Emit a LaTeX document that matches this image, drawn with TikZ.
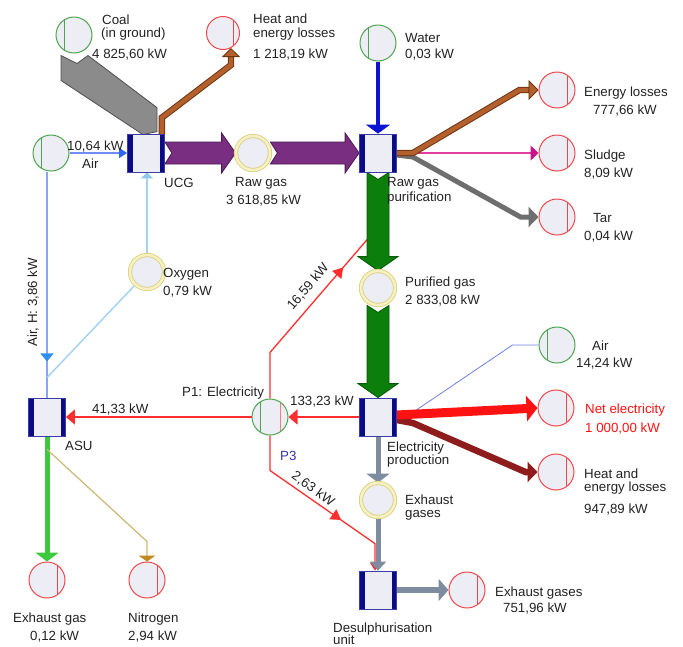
\documentclass[tikz,border=0pt]{standalone}
\usepackage{fontspec}
\setmainfont{Liberation Sans}
\usetikzlibrary{arrows.meta,calc,decorations.markings}
\pgfdeclarelayer{flows}
\pgfsetlayers{flows,main}

\definecolor{nodeFill}{HTML}{EDEDF6}
\definecolor{srcGreen}{HTML}{4DA54F}
\definecolor{snkRed}{HTML}{F2474A}
\definecolor{ringLine}{HTML}{D8CF7C}
\definecolor{ringBand}{HTML}{F6F0C2}
\definecolor{barNavy}{HTML}{0B0B86}
\definecolor{boxLine}{HTML}{3C3CA8}
\definecolor{coalGray}{HTML}{8B8B8B}
\definecolor{coalEdge}{HTML}{4F4F4F}
\definecolor{brownL}{HTML}{B4602C}
\definecolor{brownD}{HTML}{6E3512}
\definecolor{purpleL}{HTML}{7A2E82}
\definecolor{purpleD}{HTML}{4C1A52}
\definecolor{greenL}{HTML}{0B7E0B}
\definecolor{greenD}{HTML}{075A07}
\definecolor{airLine}{HTML}{6E8EF4}
\definecolor{airTip}{HTML}{2F66F2}
\definecolor{waterBlue}{HTML}{0A14D2}
\definecolor{sludgePink}{HTML}{E23C9E}
\definecolor{sludgeTip}{HTML}{C8148A}
\definecolor{tarGray}{HTML}{6E6E6E}
\definecolor{elecRed}{HTML}{FF2E2E}
\definecolor{netRed}{HTML}{FF1212}
\definecolor{lossRed}{HTML}{8E1C1C}
\definecolor{exGray}{HTML}{7E8CA0}
\definecolor{oxyBlue}{HTML}{A4D3F2}
\definecolor{oxyTip}{HTML}{8CC8F0}
\definecolor{hBlue}{HTML}{88A6F2}
\definecolor{hTip}{HTML}{2E8EF0}
\definecolor{asuGreen}{HTML}{3EC83E}
\definecolor{tanLine}{HTML}{CDB574}
\definecolor{tanTip}{HTML}{C08A1E}
\definecolor{airThin}{HTML}{6F7FE2}
\definecolor{p3Blue}{HTML}{3434AE}
\definecolor{textGray}{HTML}{222222}

\newcommand\lblfont{\fontsize{13.3}{15}\selectfont}

% broad flow arrow pointing right, with a notched tail
\newcommand\fatright[3]{%
  \filldraw[#1] let \p1=(#2), \p2=(#3) in
    (\x1,\y1+11pt) -- (\x2-14pt,\y1+11pt) -- (\x2-14pt,\y1+20pt) -- (\x2,\y1)
    -- (\x2-14pt,\y1-20pt) -- (\x2-14pt,\y1-11pt) -- (\x1,\y1-11pt) -- (\x1+7pt,\y1) -- cycle;}
% broad flow arrow pointing down, with a notched tail
\newcommand\fatdown[3]{%
  \filldraw[#1] let \p1=(#2), \p2=(#3) in
    (\x1-11pt,\y1) -- (\x1-11pt,\y2+14pt) -- (\x1-20pt,\y2+14pt) -- (\x1,\y2)
    -- (\x1+20pt,\y2+14pt) -- (\x1+11pt,\y2+14pt) -- (\x1+11pt,\y1) -- (\x1,\y1-7pt) -- cycle;}

\tikzset{
  src/.style={circle, minimum size=36pt, inner sep=0pt, fill=nodeFill, draw=srcGreen, line width=1pt,
    path picture={\draw[srcGreen, line width=1pt]
      ([xshift=-10pt]path picture bounding box.north) -- ([xshift=-10pt]path picture bounding box.south);}},
  snk/.style={circle, minimum size=36pt, inner sep=0pt, fill=nodeFill, draw=snkRed, line width=1pt,
    path picture={\draw[snkRed, line width=1pt]
      ([xshift=10pt]path picture bounding box.north) -- ([xshift=10pt]path picture bounding box.south);}},
  hub/.style={circle, minimum size=36pt, inner sep=0pt, fill=nodeFill, draw=srcGreen, line width=1pt,
    path picture={\draw[srcGreen, line width=1pt]
      ([xshift=-10pt]path picture bounding box.north) -- ([xshift=-10pt]path picture bounding box.south);
      \draw[snkRed!70, line width=0.8pt]
      ([xshift=10pt]path picture bounding box.north) -- ([xshift=10pt]path picture bounding box.south);}},
  mid/.style={circle, minimum size=34pt, inner sep=0pt, fill=nodeFill, draw=ringLine,
    double=ringBand, double distance=2.6pt, line width=0.8pt},
  proc/.style={rectangle, minimum width=37pt, minimum height=38pt, inner sep=0pt, fill=nodeFill,
    draw=boxLine, line width=0.8pt,
    path picture={\fill[barNavy] (path picture bounding box.north west) rectangle ([xshift=5pt]path picture bounding box.south west);
      \fill[barNavy] (path picture bounding box.north east) rectangle ([xshift=-5pt]path picture bounding box.south east);}},
  lbl/.style={font=\lblfont, text=textGray, inner sep=0pt, anchor=base west},
  purpleband/.style={fill=purpleL, draw=purpleD, line width=0.8pt},
  greenband/.style={fill=greenL, draw=greenD, line width=0.8pt},
  coalband/.style={fill=coalGray, draw=coalEdge, line width=0.8pt},
  brownflow/.style={draw=brownL, line width=4.4pt, preaction={draw=brownD, line width=6.4pt, -, shorten >=8pt}},
  airflow/.style={draw=airLine, line width=1.6pt},
  sludgeflow/.style={draw=sludgePink, line width=1.4pt},
  tarflow/.style={draw=tarGray, line width=5pt},
  elecline/.style={draw=elecRed, line width=1.3pt},
  netflow/.style={draw=netRed, line width=9pt},
  lossflow/.style={draw=lossRed, line width=6.5pt},
  exflow/.style={draw=exGray, line width=5pt},
  oxyline/.style={draw=oxyBlue, line width=1.5pt},
  hline/.style={draw=hBlue, line width=1.5pt},
  asuflow/.style={draw=asuGreen, line width=5pt},
  tanflow/.style={draw=tanLine, line width=1.2pt},
  thinair/.style={draw=airThin, line width=0.8pt},
}

\begin{document}
\begin{tikzpicture}[x=1pt, y=-1pt]
\useasboundingbox (0,0) rectangle (683,646);

% ---------- units, sources and sinks ----------
\node[src] (coal) at (74,35) {};
\node[snk, minimum size=33pt] (heatA) at (223,33) {};
\node[src] (water) at (378,43) {};
\node[src] (airL) at (51,153) {};
\node[proc] (ucg) at (146,153) {};
\node[mid] (rawgas) at (253,153) {};
\node[proc] (rgp) at (378,153) {};
\node[snk] (eloss) at (557,90) {};
\node[snk] (sludge) at (557,153) {};
\node[snk] (tar) at (557,217) {};
\node[mid] (purgas) at (378,288) {};
\node[mid] (oxy) at (147,272) {};
\node[src] (airR) at (557,345) {};
\node[proc] (elec) at (378,417) {};
\node[snk] (netel) at (556,408) {};
\node[snk] (heatB) at (556,472) {};
\node[mid] (exh) at (378,500) {};
\node[hub] (p1) at (270,417) {};
\node[proc] (asu) at (47,417) {};
\node[snk] (exgas) at (47,580) {};
\node[snk] (nitro) at (147,580) {};
\node[proc] (desul) at (378,590) {};
\node[snk] (exsink) at (467,590) {};

% ---------- flows ----------
\begin{pgfonlayer}{flows}
  % coal into the gasifier
  \filldraw[coalband] ($(coal.south)+(-13,2)$) -- ($(coal.south)+(3,10)$) -- ($(coal.south)+(14,2)$)
    -- ($(ucg.north)+(11,-26)$) -- ($(ucg.north)+(11,-2)$) -- ($(ucg.north)+(-3,1)$)
    -- ($(coal.south)+(-13,27)$) -- cycle;
  % gasifier losses
  \draw[brownflow, -{Triangle[width=18pt,length=9pt,line width=0.8pt,color=brownD,fill=brownL]}]
    ($(ucg.north east)+(-3,1)$) -- ++(0,-17) -- ($(heatA.-62)+(0,17)$) -- (heatA.-62);
  % air into the gasifier
  \draw[airflow, -{Triangle[width=10pt,length=8pt,color=airTip]}] (airL.east) -- (ucg.west);
  % raw gas
  \fatright{purpleband}{ucg.east}{rawgas.west}
  \fatright{purpleband}{rawgas.east}{rgp.west}
  % water
  \draw[draw=waterBlue, line width=3.5pt, -{Triangle[width=24pt,length=9pt]}] (water.south) -- (rgp.north);
  % purification outputs
  \draw[sludgeflow, -{Triangle[width=15pt,length=8pt,color=sludgeTip]}] (rgp.east) -- (sludge.west);
  \draw[tarflow, -{Triangle[width=20pt,length=10pt]}]
    ($(rgp.east)+(0,2)$) -- ++(16,2) -- ($(tar.west)+(-18,0)$) -- (tar.west);
  \draw[brownflow, -{Triangle[width=20pt,length=10pt,line width=0.8pt,color=brownD,fill=brownL]}]
    ($(rgp.east)+(0,0)$) -- ++(16,0) -- ($(eloss.west)+(-19,0)$) -- (eloss.west);
  % electricity to purification
  \draw[elecline, postaction={decorate, decoration={markings,
      mark=at position 0.8 with {\arrow{Triangle[width=12pt,length=10pt]}}}}]
    (p1.north) -- ++(0,-46) -- ($(rgp.south)+(-9,65)$);
  % purified gas
  \fatdown{greenband}{rgp.south}{purgas.north}
  \fatdown{greenband}{purgas.south}{elec.north}
  % electricity production outputs
  \draw[thinair] (airR.west) -- ++(-26,0) -- ($(elec.east)+(18,-6)$);
  \draw[lossflow, -{Triangle[width=20pt,length=10pt]}]
    ($(elec.east)+(0,3)$) -- ++(16,3) -- ($(heatB.west)+(-12,0)$) -- (heatB.west);
  \draw[netflow, -{Triangle[width=25pt,length=11pt]}] ($(elec.east)+(0,-2)$) -- (netel.west);
  \draw[elecline, -{Triangle[width=15pt,length=9pt]}] (elec.west) -- (p1.east);
  \draw[elecline, -{Triangle[width=15pt,length=9pt]}] (p1.west) -- (asu.east);
  % electricity to desulphurisation
  \draw[elecline, -{Triangle[width=10pt,length=8pt]},
    postaction={decorate, decoration={markings,
      mark=at position 0.64 with {\arrow{Triangle[width=12pt,length=10pt]}}}}]
    (p1.south) -- ++(0,35) -- ($(desul.north)+(-3,-27)$) -- ($(desul.north)+(-3,0)$);
  % exhaust chain
  \draw[exflow, -{Triangle[width=23pt,length=9pt]}] (elec.south) -- (exh.north);
  \draw[exflow, -{Triangle[width=16pt,length=9pt]}] (exh.south) -- (desul.north);
  \draw[exflow, line width=6pt, -{Triangle[width=22pt,length=10pt]}] (desul.east) -- (exsink.west);
  % air separation unit
  \draw[hline, postaction={decorate, decoration={markings,
      mark=at position 0.84 with {\arrow{Triangle[width=13pt,length=8pt,color=hTip]}}}}]
    (airL.south -| asu.north) -- (asu.north);
  \draw[oxyline, -{Triangle[width=12pt,length=6pt,color=oxyTip]}]
    ($(asu.north)+(0,-20)$) -- ($(oxy.south)+(0,-17)$) -- (oxy.south);
  \draw[oxyline, -{Triangle[width=12pt,length=6pt,color=oxyTip]}] (oxy.north) -- (oxy.north |- ucg.south);
  \draw[asuflow, -{Triangle[width=23pt,length=9pt]}] (asu.south) -- (exgas.north);
  \draw[tanflow, -{Triangle[width=17pt,length=6pt,color=tanTip]}]
    ($(asu.south)+(0,13)$) -- ($(nitro.north)+(0,-20)$) -- (nitro.north);
\end{pgfonlayer}

% ---------- labels ----------
\node[lbl] (tCoal) at (102,24) {Coal};
\node[lbl] (tCoalB) at (101,37.5) {(in ground)};
\node[lbl] (tCoalV) at (92,58.5) {4 825,60 kW};
\node[lbl] (tHeatA) at (253,23.5) {Heat and};
\node[lbl] (tHeatAB) at (253,37.5) {energy losses};
\node[lbl] (tHeatAV) at (253,58) {1 218,19 kW};
\node[lbl] (tWater) at (405,42) {Water};
\node[lbl] (tWaterV) at (405,58.5) {0,03 kW};
\node[lbl] (tAirLV) at (67,150) {10,64 kW};
\node[lbl] (tAirL) at (82,168) {Air};
\node[lbl] (tUcg) at (164,187) {UCG};
\node[lbl] (tRaw) at (235,186) {Raw gas};
\node[lbl] (tRawV) at (226,204) {3 618,85 kW};
\node[lbl] (tRgp) at (387,186) {Raw gas};
\node[lbl] (tRgpB) at (387,201) {purification};
\node[lbl] (tEloss) at (584,96) {Energy losses};
\node[lbl] (tElossV) at (593,114) {777,66 kW};
\node[lbl] (tSludge) at (584,159) {Sludge};
\node[lbl] (tSludgeV) at (584,177) {8,09 kW};
\node[lbl] (tTar) at (593,222) {Tar};
\node[lbl] (tTarV) at (584,240) {0,04 kW};
\node[lbl] (tPur) at (405,286) {Purified gas};
\node[lbl] (tPurV) at (405,304) {2 833,08 kW};
\node[lbl, anchor=center, rotate=49.5] (tRedA) at (308,287) {16,59 kW};
\node[lbl] (tOxy) at (163,277) {Oxygen};
\node[lbl] (tOxyV) at (163,295) {0,79 kW};
\node[lbl, rotate=90] (tAirH) at (37,347) {Air, H: 3,86 kW};
\node[lbl] (tAirR) at (592,350) {Air};
\node[lbl] (tAirRV) at (576,367) {14,24 kW};
\node[lbl] (tP1) at (182,396) {P1: Electricity};
\node[lbl] (tP1in) at (290,405) {133,23 kW};
\node[lbl] (tAsuIn) at (92,413) {41,33 kW};
\node[lbl] (tAsu) at (65,450) {ASU};
\node[lbl, text=p3Blue] (tP3) at (280,460) {P3};
\node[lbl, text=netRed] (tNet) at (585,413) {Net electricity};
\node[lbl, text=netRed] (tNetV) at (585,432) {1 000,00 kW};
\node[lbl] (tElec) at (387,451) {Electricity};
\node[lbl] (tElecB) at (387,464) {production};
\node[lbl] (tHeatB) at (584,478) {Heat and};
\node[lbl] (tHeatBB) at (584,491) {energy losses};
\node[lbl] (tHeatBV) at (584,513) {947,89 kW};
\node[lbl] (tExh) at (405,504) {Exhaust};
\node[lbl] (tExhB) at (405,517) {gases};
\node[lbl, anchor=center, rotate=-35.8] (tRedB) at (313,489) {2,63 kW};
\node[lbl] (tExs) at (495,596) {Exhaust gases};
\node[lbl] (tExsV) at (503,612) {751,96 kW};
\node[lbl] (tDes) at (333,632) {Desulphurisation};
\node[lbl] (tDesB) at (333,644.5) {unit};
\node[lbl] (tExg) at (13,622) {Exhaust gas};
\node[lbl] (tExgV) at (30,640) {0,12 kW};
\node[lbl] (tNit) at (128,622) {Nitrogen};
\node[lbl] (tNitV) at (128,640) {2,94 kW};
\end{tikzpicture}
\end{document}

Exercise goal:
Identify each line of the material where the word "with" shows up, and copy it.

Result of the exercise:
Emit a LaTeX document that matches this image, drawn with TikZ.
% broad flow arrow pointing right, with a notched tail
% broad flow arrow pointing down, with a notched tail
      mark=at position 0.8 with {\arrow{Triangle[width=12pt,length=10pt]}}}}]
      mark=at position 0.64 with {\arrow{Triangle[width=12pt,length=10pt]}}}}]
      mark=at position 0.84 with {\arrow{Triangle[width=13pt,length=8pt,color=hTip]}}}}]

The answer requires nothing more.